Moïse é a terceira pessoa morta por espancamento em um mês na orla da Barra
O bárbaro assassinato de Moïse Kabagambe faz a ponte entre dois fracassos civilizacionais. Aperta o nó entre Brasil e Congo, enredados há séculos na violência escravista que moldou os dois países. Atualiza a encruzilhada em que a selvageria se impõe e a humanidade se esvai no precipício.
Moïse e sua família fugiram da guerra e da fome, mas depositaram suas esperanças na cidade errada. No Rio de Janeiro, a bestialidade se alastra como metástase, por fora e por dentro do aparelho de Estado. Indícios apontam o envolvimento de milicianos e seus bate-paus no suplício do refugiado congolês.
Na sua gênese, essas máfias impunham a lei do mais forte em lugares esquecidos, inclusive (ou principalmente) pelas autoridades. O tumor foi cevado, as células cancerígenas se desprenderam do foco original e chegaram às areias do cartão postal. Já se nota um padrão: Moïse é a terceira pessoa morta por espancamento em menos de um mês na orla da Barra da Tijuca.
Um policial militar “opera” irregularmente o quiosque onde Moïse trabalhava em troca de migalhas; a família do rapaz diz ter sido intimidada por dois PMs; uma testemunha da execução conta ter pedido ajuda a dois guardas municipais, que a ignoraram. A polícia levou mais de uma semana para prender os criminosos, mesmo tempo que demorou para o quiosque do crime ser interditado.
Prefeito e governador só se manifestaram quando já pegava mal ficar calado. Autoridades federais continuam em silêncio, ainda que a tragédia tenha ocorrido na rua onde o presidente da República tem uma casa. Talvez por isso mesmo.

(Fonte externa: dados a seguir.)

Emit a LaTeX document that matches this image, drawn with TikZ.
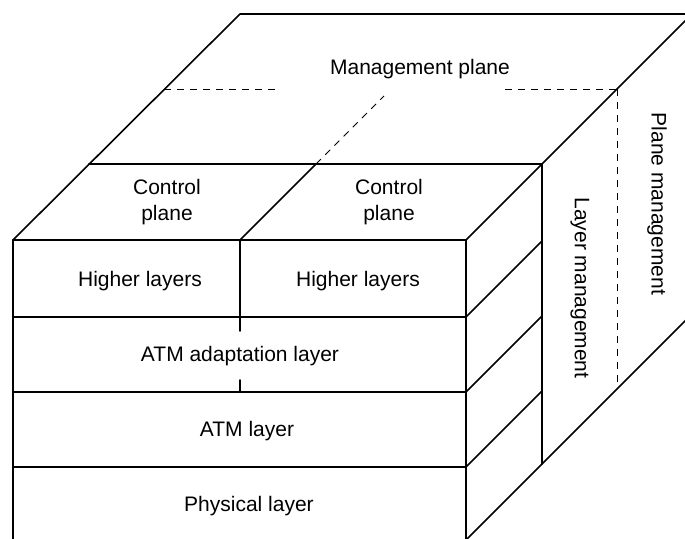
\documentclass[tikz,border=0pt]{standalone}
\usepackage{fontspec}
\setmainfont{Liberation Sans}
\begin{document}
\begin{tikzpicture}[x=1pt,y=-1pt,
  edge/.style={line width=1.6pt, line cap=round, line join=round},
  hidden/.style={line width=0.8pt, dash pattern=on 7pt off 6pt},
  lbl/.style={inner sep=0pt, font=\fontsize{21}{26}\selectfont, align=center}]
\useasboundingbox (0,0) rectangle (685,538);
\clip (0,0) rectangle (685,538);
% coordinates
\coordinate (fl) at (13,240);
\coordinate (fm) at (240,240);
\coordinate (fr) at (466,240);
\coordinate (flb) at (13,548);
\coordinate (frb) at (466,548);
\coordinate (tl) at (240,14);
\coordinate (tr) at (720,14);
\coordinate (cl) at (89,164);
\coordinate (cm) at (316,164);
\coordinate (cr) at (542,164);
\coordinate (rtop) at (692,14);
\coordinate (rb) at (542,464);
\coordinate (ob1) at (466,540);
\coordinate (ob2) at (720,286);
% front face
\draw[edge] (flb) -- (fl) -- (fr) -- (frb);
\draw[edge] (13,317) -- (466,317);
\draw[edge] (13,392) -- (466,392);
\draw[edge] (13,467) -- (466,467);
\draw[edge] (fm) -- (240,331);
\draw[edge] (240,380) -- (240,392);
% top
\draw[edge] (fl) -- (tl) -- (tr);
\draw[edge] (fr) -- (rtop);
\draw[edge] (cl) -- (cr);
\draw[edge] (fm) -- (cm);
% right side
\draw[edge] (cr) -- (rb);
\draw[edge] (466,317) -- (542,241);
\draw[edge] (466,392) -- (542,316);
\draw[edge] (466,467) -- (542,391);
\draw[edge] (ob1) -- (ob2);
% hidden lines
\draw[hidden] (164,89) -- (280,89);
\draw[hidden] (505,89) -- (617,89);
\draw[hidden] (617,89) -- (617,388);
\draw[hidden] (cm) -- (384,96);
% labels
\node[lbl] (mp) at (420,69) {Management plane};
\node[lbl] (cp1) at (167,202) {Control\\plane};
\node[lbl] (cp2) at (389,202) {Control\\plane};
\node[lbl] (hl1) at (140,281) {Higher layers};
\node[lbl] (hl2) at (358,281) {Higher layers};
\node[lbl] (aal) at (240,356) {ATM adaptation layer};
\node[lbl] (atm) at (247,431) {ATM layer};
\node[lbl] (phy) at (249,506) {Physical layer};
\node[lbl, rotate=-90] (lm) at (580,288) {Layer management};
\node[lbl, rotate=-90] (pm) at (657,204) {Plane management};
\end{tikzpicture}
\end{document}
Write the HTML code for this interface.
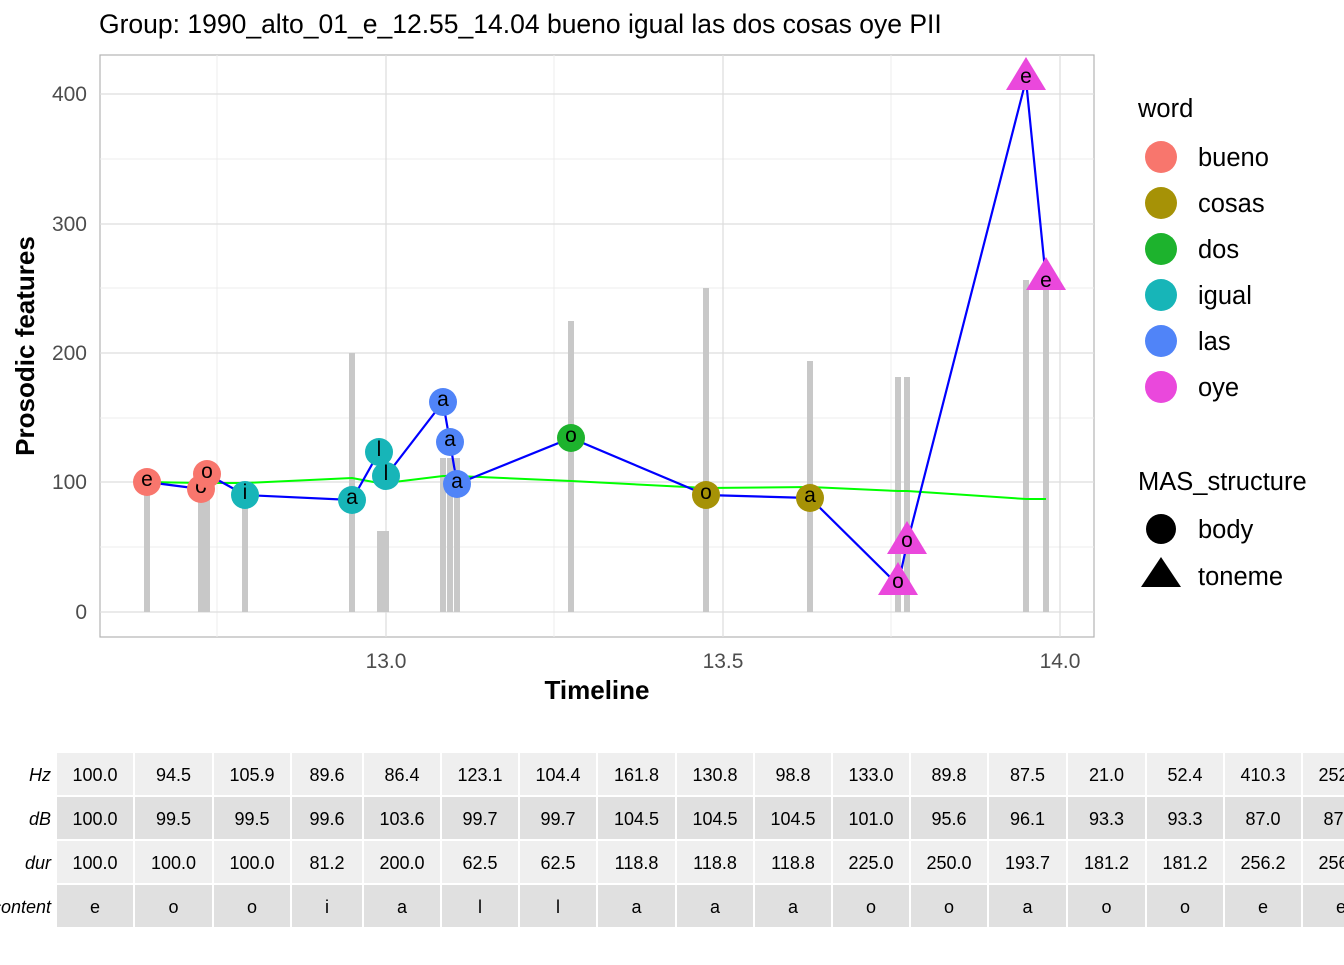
<!DOCTYPE html><html><head><style>body{margin:0;background:#fff}svg text{font-family:"Liberation Sans",Arial,sans-serif}</style></head><body>
<svg width="1344" height="960" xmlns="http://www.w3.org/2000/svg">
<text x="99" y="33" font-size="26.5" fill="#000">Group: 1990_alto_01_e_12.55_14.04 bueno igual las dos cosas oye PII</text>
<rect x="100" y="55" width="994" height="582" fill="#fff" stroke="#b3b3b3" stroke-width="1.2"/>
<g stroke="#ececec" stroke-width="1">
<line x1="100" x2="1094" y1="159" y2="159"/><line x1="100" x2="1094" y1="288" y2="288"/><line x1="100" x2="1094" y1="418" y2="418"/><line x1="100" x2="1094" y1="547" y2="547"/>
<line x1="217" x2="217" y1="55" y2="637"/><line x1="554" x2="554" y1="55" y2="637"/><line x1="891" x2="891" y1="55" y2="637"/>
</g>
<g stroke="#dedede" stroke-width="1.3">
<line x1="100" x2="1094" y1="94" y2="94"/><line x1="100" x2="1094" y1="224" y2="224"/><line x1="100" x2="1094" y1="353" y2="353"/><line x1="100" x2="1094" y1="482" y2="482"/><line x1="100" x2="1094" y1="612" y2="612"/>
<line x1="386" x2="386" y1="55" y2="637"/><line x1="723" x2="723" y1="55" y2="637"/><line x1="1060" x2="1060" y1="55" y2="637"/>
</g>
<g fill="#c8c8c8">
<rect x="144" y="482" width="6" height="130"/><rect x="198" y="482" width="6" height="130"/><rect x="204" y="482" width="6" height="130"/>
<rect x="242" y="507" width="6" height="105"/><rect x="349" y="353" width="6" height="259"/>
<rect x="377" y="531" width="6" height="81"/><rect x="383" y="531" width="6" height="81"/>
<rect x="440" y="458" width="6" height="154"/><rect x="447" y="458" width="6" height="154"/><rect x="454" y="458" width="6" height="154"/>
<rect x="568" y="321" width="6" height="291"/><rect x="703" y="288" width="6" height="324"/><rect x="807" y="361" width="6" height="251"/>
<rect x="895" y="377" width="6" height="235"/><rect x="904" y="377" width="6" height="235"/>
<rect x="1023" y="280" width="6" height="332"/><rect x="1043" y="280" width="6" height="332"/>
</g>
<polyline fill="none" stroke="#00ff00" stroke-width="2" points="147,482 201,483 207,483 245,483 352,478 379,483 386,483 443,476 450,476 457,476 571,481 706,488 810,487 898,491 907,491 1026,499 1046,499"/>
<polyline fill="none" stroke="#0000ff" stroke-width="2.2" points="147,482 201,489 207,474 245,495 352,500 379,452 386,476 443,402 450,442 457,484 571,438 706,495 810,498 898,585 907,544 1026,80 1046,280"/>
<g font-size="21" text-anchor="middle" fill="#000">
<circle cx="147" cy="482" r="14" fill="#F8766D"/><text x="147" y="486">e</text>
<circle cx="201" cy="489" r="14" fill="#F8766D"/><text x="201" y="493">o</text>
<circle cx="207" cy="474" r="14" fill="#F8766D"/><text x="207" y="478">o</text>
<circle cx="245" cy="495" r="14" fill="#17B5B8"/><text x="245" y="499">i</text>
<circle cx="352" cy="500" r="14" fill="#17B5B8"/><text x="352" y="504">a</text>
<circle cx="379" cy="452" r="14" fill="#17B5B8"/><text x="379" y="456">l</text>
<circle cx="386" cy="476" r="14" fill="#17B5B8"/><text x="386" y="480">l</text>
<circle cx="443" cy="402" r="14" fill="#5084F8"/><text x="443" y="406">a</text>
<circle cx="450" cy="442" r="14" fill="#5084F8"/><text x="450" y="446">a</text>
<circle cx="457" cy="484" r="14" fill="#5084F8"/><text x="457" y="488">a</text>
<circle cx="571" cy="438" r="14" fill="#1DB32D"/><text x="571" y="442">o</text>
<circle cx="706" cy="495" r="14" fill="#A69206"/><text x="706" y="499">o</text>
<circle cx="810" cy="498" r="14" fill="#A69206"/><text x="810" y="502">a</text>
<polygon points="898,562 878,595 918,595" fill="#EA48DC"/><text x="898" y="588">o</text>
<polygon points="907,521 887,554 927,554" fill="#EA48DC"/><text x="907" y="547">o</text>
<polygon points="1026,57 1006,90 1046,90" fill="#EA48DC"/><text x="1026" y="83">e</text>
<polygon points="1046,257 1026,290 1066,290" fill="#EA48DC"/><text x="1046" y="287">e</text>
</g>
<g font-size="21" fill="#4d4d4d" text-anchor="end">
<text x="87" y="101">400</text><text x="87" y="231">300</text><text x="87" y="360">200</text><text x="87" y="489">100</text><text x="87" y="619">0</text>
</g>
<g font-size="21" fill="#4d4d4d" text-anchor="middle"><text x="386" y="668">13.0</text><text x="723" y="668">13.5</text><text x="1060" y="668">14.0</text></g>
<text x="597" y="699" font-size="26" font-weight="bold" text-anchor="middle">Timeline</text>
<text transform="translate(34,346) rotate(-90)" font-size="26" font-weight="bold" text-anchor="middle">Prosodic features</text>
<g font-size="25.5">
<text x="1138" y="117">word</text>
<circle cx="1161" cy="157" r="16" fill="#F8766D"/><text x="1198" y="166">bueno</text>
<circle cx="1161" cy="203" r="16" fill="#A69206"/><text x="1198" y="212">cosas</text>
<circle cx="1161" cy="249" r="16" fill="#1DB32D"/><text x="1198" y="258">dos</text>
<circle cx="1161" cy="295" r="16" fill="#17B5B8"/><text x="1198" y="304">igual</text>
<circle cx="1161" cy="341" r="16" fill="#5084F8"/><text x="1198" y="350">las</text>
<circle cx="1161" cy="387" r="16" fill="#EA48DC"/><text x="1198" y="396">oye</text>
<text x="1138" y="490">MAS_structure</text>
<circle cx="1161" cy="529" r="15" fill="#000"/><text x="1198" y="538">body</text>
<polygon points="1161,557 1141,587 1181,587" fill="#000"/><text x="1198" y="585">toneme</text>
</g>
<g font-size="18" font-style="italic" text-anchor="end">
<text x="51" y="781">Hz</text><text x="51" y="825">dB</text><text x="51" y="869">dur</text><text x="51" y="913">content</text>
</g>
<g id="tbl" font-size="18" text-anchor="middle"></g>
</svg>
<script>
var H=["100.0","94.5","105.9","89.6","86.4","123.1","104.4","161.8","130.8","98.8","133.0","89.8","87.5","21.0","52.4","410.3","252.4"];
var D=["100.0","99.5","99.5","99.6","103.6","99.7","99.7","104.5","104.5","104.5","101.0","95.6","96.1","93.3","93.3","87.0","87.0"];
var U=["100.0","100.0","100.0","81.2","200.0","62.5","62.5","118.8","118.8","118.8","225.0","250.0","193.7","181.2","181.2","256.2","256.2"];
var C=["e","o","o","i","a","l","l","a","a","a","o","o","a","o","o","e","e"];
var X=[57,135,214,292,364,442,520,598,677,755,833,911,989,1068,1147,1225,1303,1381];
var rows=[H,D,U,C],cols=["#efefef","#e0e0e0","#efefef","#e0e0e0"],g=document.getElementById("tbl"),s="";
for(var r=0;r<4;r++)for(var i=0;i<17;i++){var x=X[i],w=X[i+1]-X[i]-2,y=753+r*44;
s+='<rect x="'+x+'" y="'+y+'" width="'+w+'" height="42" fill="'+cols[r]+'"/><text x="'+(x+w/2)+'" y="'+(y+28)+'">'+rows[r][i]+'</text>';}
g.innerHTML=s;
</script>
</body></html>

No livro “Coração das Trevas”, de Joseph Conrad, sobre a brutalidade colonial no Congo sob domínio belga, tornou-se célebre a frase de um personagem para definir as atrocidades que presenciou contra os congoleses: “O horror, o horror…”. A expressão se encaixa de maneira trágica no martírio de Moïse e no que o Rio de Janeiro e o Brasil se transformaram: “O horror, o horror…”.